Iron is essential for the growth of microscopic phytoplankton in the ocean, but industrial emissions contain aerosolized iron, which quickly dissolves in the ocean and disrupts nutrient balances, the authors noted.

These airborne metals, they explained, can flow to distant lands or oceans before getting scrubbed from the atmosphere via rain.

“This is an example of the large-scale impact that human pollution can have on marine ecosystems that are thousands of miles away from the source,” lead author Nick Hawco, an assistant professor in oceanography at the University of Hawaii Manoa, said in a statement. 

Hawco and his colleagues sampled oceanic water and phytoplankton samples across the North Pacific Transition Zone — an area just north of Hawaii — on four expeditions between 2016 and 2019. They also evaluated the properties of iron in these waters to identify whether the unique “signature” of industry-generated iron was present.

The scientists observed that the phytoplankton in the region tend to be iron-deficient during the spring and that a surge in iron supply boosts their seasonal bloom. But that burst also causes these microscopic marine algae to deplete other nutrients more rapidly, which then leads to a crash later in the season, according to the study.

In tandem with their observations of this boom-and-bust trend, the researchers also confirmed the presence of industrial iron in the region, thousands of miles away from any possible source.

“The ocean has boundaries that are invisible to us but known to all sorts of microbes and animals that live there,” Hawco said.

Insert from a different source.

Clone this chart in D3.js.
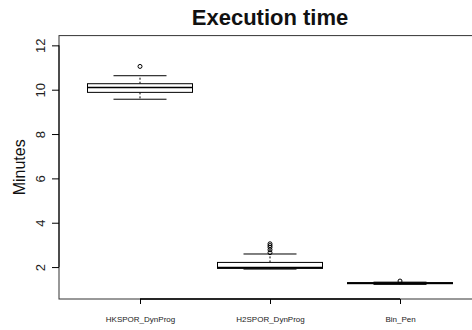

The North Pacific Transition Zone, he explained, is one of these critical boundaries, as this region separates low-nutrient ocean whirlpools from nutrient ecosystems in the north.

“With more iron coming into the system, that boundary is migrating north, but we are also expecting to see these boundaries shift northward as the ocean warms,” Hawco added.

Similar such effects may have occurred in areas of the North Atlantic during the industrialization of North American and Europe, as coal-powered shipping saw an uptick in the early 20th century, the authors noted.

While Hawco acknowledged that the changes impacting the North Pacific Transition Zone may not necessarily be entirely negative, he warned that regions closer to Hawaii are among those reaping the negatives of these developments.

 “It’s a one-two punch: industrial iron is impacting the base of the food web and the warming of the ocean is pushing these phytoplankton-rich waters further and further away from Hawaii,” he said.

Going forward, Hawco and his colleagues added that they are working on developing new techniques to monitor iron nutrition in ocean plankton. Having greater insight into the metal’s presence, they stressed, could help shed light on how changes in iron supply could be influencing ocean life.